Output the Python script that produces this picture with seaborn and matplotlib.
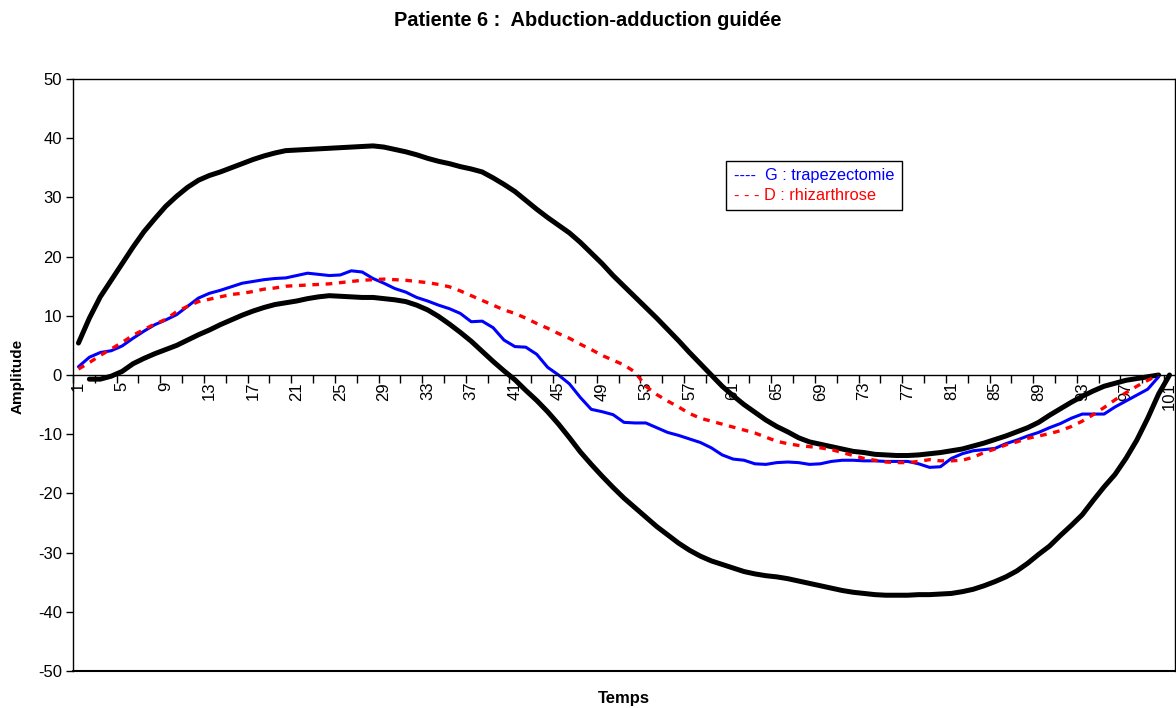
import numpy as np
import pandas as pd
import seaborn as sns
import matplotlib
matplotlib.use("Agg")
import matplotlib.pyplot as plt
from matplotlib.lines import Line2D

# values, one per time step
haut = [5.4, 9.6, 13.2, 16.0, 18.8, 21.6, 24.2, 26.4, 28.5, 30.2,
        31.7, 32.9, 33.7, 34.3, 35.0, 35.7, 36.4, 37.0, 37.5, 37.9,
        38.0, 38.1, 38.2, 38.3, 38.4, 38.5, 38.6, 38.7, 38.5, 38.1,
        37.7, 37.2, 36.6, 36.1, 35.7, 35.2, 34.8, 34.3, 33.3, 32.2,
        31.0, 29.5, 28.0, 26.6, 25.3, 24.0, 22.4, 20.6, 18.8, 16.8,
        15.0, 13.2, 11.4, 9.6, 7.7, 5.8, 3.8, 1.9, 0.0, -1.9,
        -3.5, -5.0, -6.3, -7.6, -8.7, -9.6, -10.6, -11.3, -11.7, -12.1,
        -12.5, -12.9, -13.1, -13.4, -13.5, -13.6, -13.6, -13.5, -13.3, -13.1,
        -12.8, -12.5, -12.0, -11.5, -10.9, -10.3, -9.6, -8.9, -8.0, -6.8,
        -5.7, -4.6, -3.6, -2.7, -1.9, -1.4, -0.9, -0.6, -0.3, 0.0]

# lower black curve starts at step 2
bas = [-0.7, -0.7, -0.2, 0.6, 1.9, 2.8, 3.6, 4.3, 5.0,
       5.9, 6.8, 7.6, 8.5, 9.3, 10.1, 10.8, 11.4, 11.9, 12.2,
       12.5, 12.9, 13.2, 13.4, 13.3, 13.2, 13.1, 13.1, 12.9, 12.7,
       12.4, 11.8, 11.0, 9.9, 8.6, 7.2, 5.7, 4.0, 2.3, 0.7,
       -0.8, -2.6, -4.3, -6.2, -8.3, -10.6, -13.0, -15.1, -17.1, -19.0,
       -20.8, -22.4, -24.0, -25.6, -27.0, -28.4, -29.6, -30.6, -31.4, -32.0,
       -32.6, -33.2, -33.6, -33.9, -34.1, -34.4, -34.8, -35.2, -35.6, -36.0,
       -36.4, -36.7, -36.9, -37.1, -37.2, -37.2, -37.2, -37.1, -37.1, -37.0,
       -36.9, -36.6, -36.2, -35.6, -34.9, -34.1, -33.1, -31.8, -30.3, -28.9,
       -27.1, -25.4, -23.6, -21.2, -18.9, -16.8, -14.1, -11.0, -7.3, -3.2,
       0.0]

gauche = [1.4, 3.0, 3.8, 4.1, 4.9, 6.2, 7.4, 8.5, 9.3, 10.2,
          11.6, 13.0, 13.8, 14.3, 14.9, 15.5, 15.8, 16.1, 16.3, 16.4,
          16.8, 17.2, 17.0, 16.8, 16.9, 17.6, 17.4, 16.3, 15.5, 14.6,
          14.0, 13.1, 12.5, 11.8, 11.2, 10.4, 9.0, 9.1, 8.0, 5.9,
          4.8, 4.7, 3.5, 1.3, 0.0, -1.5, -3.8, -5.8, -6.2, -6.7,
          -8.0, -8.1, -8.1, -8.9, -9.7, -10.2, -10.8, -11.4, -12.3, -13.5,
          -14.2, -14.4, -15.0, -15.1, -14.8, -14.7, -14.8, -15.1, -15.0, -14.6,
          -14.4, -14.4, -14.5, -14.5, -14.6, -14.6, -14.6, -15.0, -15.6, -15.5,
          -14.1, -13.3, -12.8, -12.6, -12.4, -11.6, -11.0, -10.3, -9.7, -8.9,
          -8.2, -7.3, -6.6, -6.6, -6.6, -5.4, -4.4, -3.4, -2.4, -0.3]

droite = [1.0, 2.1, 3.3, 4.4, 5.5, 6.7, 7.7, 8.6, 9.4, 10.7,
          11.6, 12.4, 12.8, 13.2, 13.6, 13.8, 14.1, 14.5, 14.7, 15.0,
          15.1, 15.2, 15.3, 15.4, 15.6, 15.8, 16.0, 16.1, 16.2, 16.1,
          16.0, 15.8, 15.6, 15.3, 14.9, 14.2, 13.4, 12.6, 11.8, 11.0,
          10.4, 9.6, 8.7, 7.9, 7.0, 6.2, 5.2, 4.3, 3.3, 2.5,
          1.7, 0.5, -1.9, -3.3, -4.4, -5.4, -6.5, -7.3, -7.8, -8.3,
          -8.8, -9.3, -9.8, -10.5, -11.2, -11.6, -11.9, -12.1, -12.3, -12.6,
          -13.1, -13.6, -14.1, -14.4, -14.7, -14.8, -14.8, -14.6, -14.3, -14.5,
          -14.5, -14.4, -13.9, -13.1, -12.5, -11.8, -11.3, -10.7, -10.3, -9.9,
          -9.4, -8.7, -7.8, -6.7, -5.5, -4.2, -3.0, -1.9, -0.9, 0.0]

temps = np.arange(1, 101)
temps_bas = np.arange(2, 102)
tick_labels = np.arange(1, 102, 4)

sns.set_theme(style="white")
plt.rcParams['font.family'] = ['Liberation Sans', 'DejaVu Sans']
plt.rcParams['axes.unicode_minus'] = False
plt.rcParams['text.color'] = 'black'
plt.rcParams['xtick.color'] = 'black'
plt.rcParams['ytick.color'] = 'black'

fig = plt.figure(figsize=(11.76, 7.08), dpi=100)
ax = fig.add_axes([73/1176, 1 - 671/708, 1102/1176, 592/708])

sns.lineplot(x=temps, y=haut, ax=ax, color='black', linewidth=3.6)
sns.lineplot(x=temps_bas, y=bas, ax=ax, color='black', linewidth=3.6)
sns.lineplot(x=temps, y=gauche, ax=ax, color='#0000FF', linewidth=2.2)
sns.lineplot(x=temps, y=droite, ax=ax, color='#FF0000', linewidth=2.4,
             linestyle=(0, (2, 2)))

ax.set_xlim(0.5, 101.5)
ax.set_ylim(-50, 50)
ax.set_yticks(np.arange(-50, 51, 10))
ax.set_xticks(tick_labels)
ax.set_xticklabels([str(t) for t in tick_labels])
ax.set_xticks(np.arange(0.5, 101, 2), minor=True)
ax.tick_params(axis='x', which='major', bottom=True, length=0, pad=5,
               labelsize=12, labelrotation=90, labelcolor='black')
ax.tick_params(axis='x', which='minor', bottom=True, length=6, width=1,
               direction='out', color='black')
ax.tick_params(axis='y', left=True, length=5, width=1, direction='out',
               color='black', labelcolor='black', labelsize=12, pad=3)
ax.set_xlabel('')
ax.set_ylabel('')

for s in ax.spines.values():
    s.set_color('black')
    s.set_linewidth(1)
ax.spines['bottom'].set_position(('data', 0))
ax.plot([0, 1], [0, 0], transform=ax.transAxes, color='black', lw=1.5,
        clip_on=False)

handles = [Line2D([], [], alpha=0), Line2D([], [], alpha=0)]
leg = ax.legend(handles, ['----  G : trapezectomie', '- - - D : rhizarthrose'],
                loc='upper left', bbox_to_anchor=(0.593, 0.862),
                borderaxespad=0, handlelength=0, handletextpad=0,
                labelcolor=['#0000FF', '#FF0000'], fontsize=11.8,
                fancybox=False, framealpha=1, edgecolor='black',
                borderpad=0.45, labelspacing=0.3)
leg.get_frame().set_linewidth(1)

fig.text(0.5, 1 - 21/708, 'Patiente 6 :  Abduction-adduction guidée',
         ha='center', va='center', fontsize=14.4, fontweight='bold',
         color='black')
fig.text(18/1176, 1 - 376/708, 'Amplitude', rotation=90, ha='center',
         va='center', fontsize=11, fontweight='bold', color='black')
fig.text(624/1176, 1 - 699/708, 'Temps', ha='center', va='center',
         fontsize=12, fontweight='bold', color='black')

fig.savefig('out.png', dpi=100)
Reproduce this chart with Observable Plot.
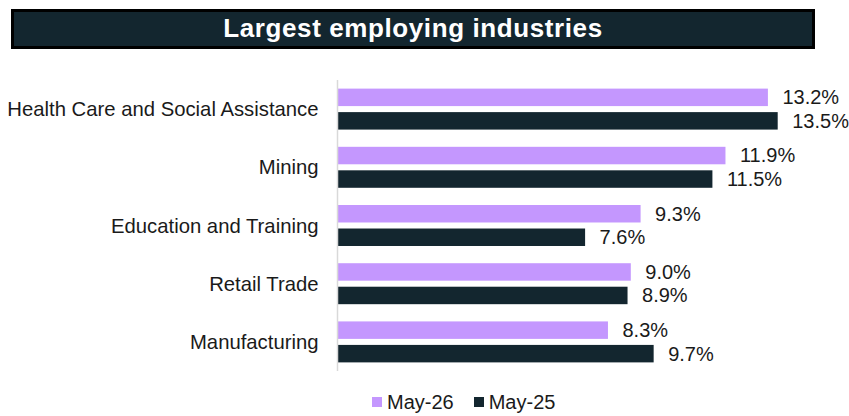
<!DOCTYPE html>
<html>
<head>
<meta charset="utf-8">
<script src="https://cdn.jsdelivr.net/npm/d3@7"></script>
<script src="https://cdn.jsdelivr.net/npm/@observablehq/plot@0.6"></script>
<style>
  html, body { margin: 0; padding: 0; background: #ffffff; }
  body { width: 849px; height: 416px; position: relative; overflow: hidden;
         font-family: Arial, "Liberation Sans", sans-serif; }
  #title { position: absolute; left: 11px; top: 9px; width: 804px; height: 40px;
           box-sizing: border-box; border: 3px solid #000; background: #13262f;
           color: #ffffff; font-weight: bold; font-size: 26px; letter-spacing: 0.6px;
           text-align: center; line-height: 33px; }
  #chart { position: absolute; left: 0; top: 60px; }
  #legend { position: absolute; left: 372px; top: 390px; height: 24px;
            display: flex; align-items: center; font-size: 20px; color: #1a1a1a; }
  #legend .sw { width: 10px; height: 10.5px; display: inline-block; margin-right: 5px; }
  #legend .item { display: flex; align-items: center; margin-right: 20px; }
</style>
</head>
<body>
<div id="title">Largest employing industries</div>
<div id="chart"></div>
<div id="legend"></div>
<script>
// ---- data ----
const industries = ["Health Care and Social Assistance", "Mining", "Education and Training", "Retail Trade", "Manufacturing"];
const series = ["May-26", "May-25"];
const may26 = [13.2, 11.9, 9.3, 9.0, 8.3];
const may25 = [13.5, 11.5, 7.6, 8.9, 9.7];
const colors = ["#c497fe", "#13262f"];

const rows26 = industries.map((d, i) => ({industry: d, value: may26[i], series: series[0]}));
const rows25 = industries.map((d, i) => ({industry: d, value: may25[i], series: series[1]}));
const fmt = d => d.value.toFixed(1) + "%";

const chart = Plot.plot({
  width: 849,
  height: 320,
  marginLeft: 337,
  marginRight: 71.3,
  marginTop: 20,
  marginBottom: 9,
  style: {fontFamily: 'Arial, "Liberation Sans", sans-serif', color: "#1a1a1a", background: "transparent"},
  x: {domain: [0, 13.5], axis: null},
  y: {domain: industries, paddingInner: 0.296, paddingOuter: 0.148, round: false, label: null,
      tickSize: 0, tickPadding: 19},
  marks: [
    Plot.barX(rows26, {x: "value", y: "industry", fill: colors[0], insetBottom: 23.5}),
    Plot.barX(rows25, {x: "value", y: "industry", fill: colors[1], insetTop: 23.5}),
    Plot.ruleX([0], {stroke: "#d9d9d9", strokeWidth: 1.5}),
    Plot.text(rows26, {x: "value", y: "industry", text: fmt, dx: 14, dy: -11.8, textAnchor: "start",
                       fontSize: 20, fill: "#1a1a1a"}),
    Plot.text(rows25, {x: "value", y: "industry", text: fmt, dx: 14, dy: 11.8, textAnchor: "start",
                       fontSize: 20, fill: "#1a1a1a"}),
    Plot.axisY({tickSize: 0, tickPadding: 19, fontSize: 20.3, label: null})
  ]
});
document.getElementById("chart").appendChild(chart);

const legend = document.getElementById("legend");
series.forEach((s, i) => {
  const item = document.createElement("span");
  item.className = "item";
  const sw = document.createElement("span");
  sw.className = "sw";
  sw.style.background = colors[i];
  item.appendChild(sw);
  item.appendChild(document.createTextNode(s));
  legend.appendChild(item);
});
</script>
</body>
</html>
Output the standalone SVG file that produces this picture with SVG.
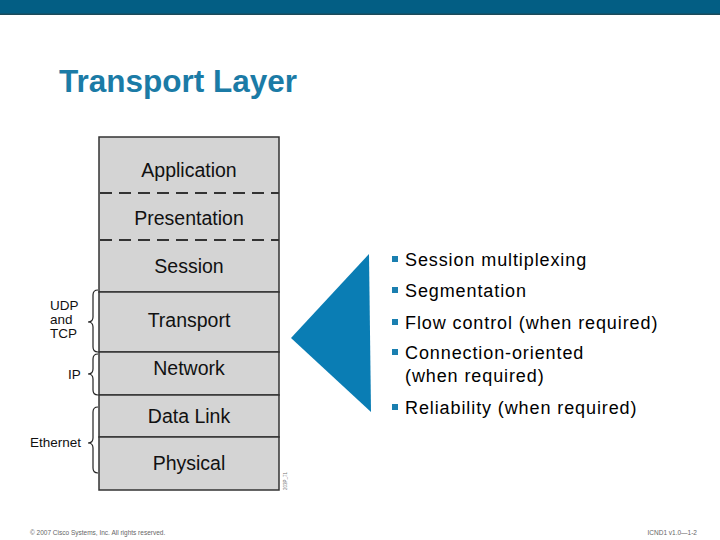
====
Restate each line from the start of the listing through the line bearing "-5.7, -4.6, -3.6, -2.7, -1.9, -1.4, -0.9, -0.6, -0.3, 0.0]" word for word. Drop the pictures.

Output the Python script that produces this picture with seaborn and matplotlib.
import numpy as np
import pandas as pd
import seaborn as sns
import matplotlib
matplotlib.use("Agg")
import matplotlib.pyplot as plt
from matplotlib.lines import Line2D

# values, one per time step
haut = [5.4, 9.6, 13.2, 16.0, 18.8, 21.6, 24.2, 26.4, 28.5, 30.2,
        31.7, 32.9, 33.7, 34.3, 35.0, 35.7, 36.4, 37.0, 37.5, 37.9,
        38.0, 38.1, 38.2, 38.3, 38.4, 38.5, 38.6, 38.7, 38.5, 38.1,
        37.7, 37.2, 36.6, 36.1, 35.7, 35.2, 34.8, 34.3, 33.3, 32.2,
        31.0, 29.5, 28.0, 26.6, 25.3, 24.0, 22.4, 20.6, 18.8, 16.8,
        15.0, 13.2, 11.4, 9.6, 7.7, 5.8, 3.8, 1.9, 0.0, -1.9,
        -3.5, -5.0, -6.3, -7.6, -8.7, -9.6, -10.6, -11.3, -11.7, -12.1,
        -12.5, -12.9, -13.1, -13.4, -13.5, -13.6, -13.6, -13.5, -13.3, -13.1,
        -12.8, -12.5, -12.0, -11.5, -10.9, -10.3, -9.6, -8.9, -8.0, -6.8,
        -5.7, -4.6, -3.6, -2.7, -1.9, -1.4, -0.9, -0.6, -0.3, 0.0]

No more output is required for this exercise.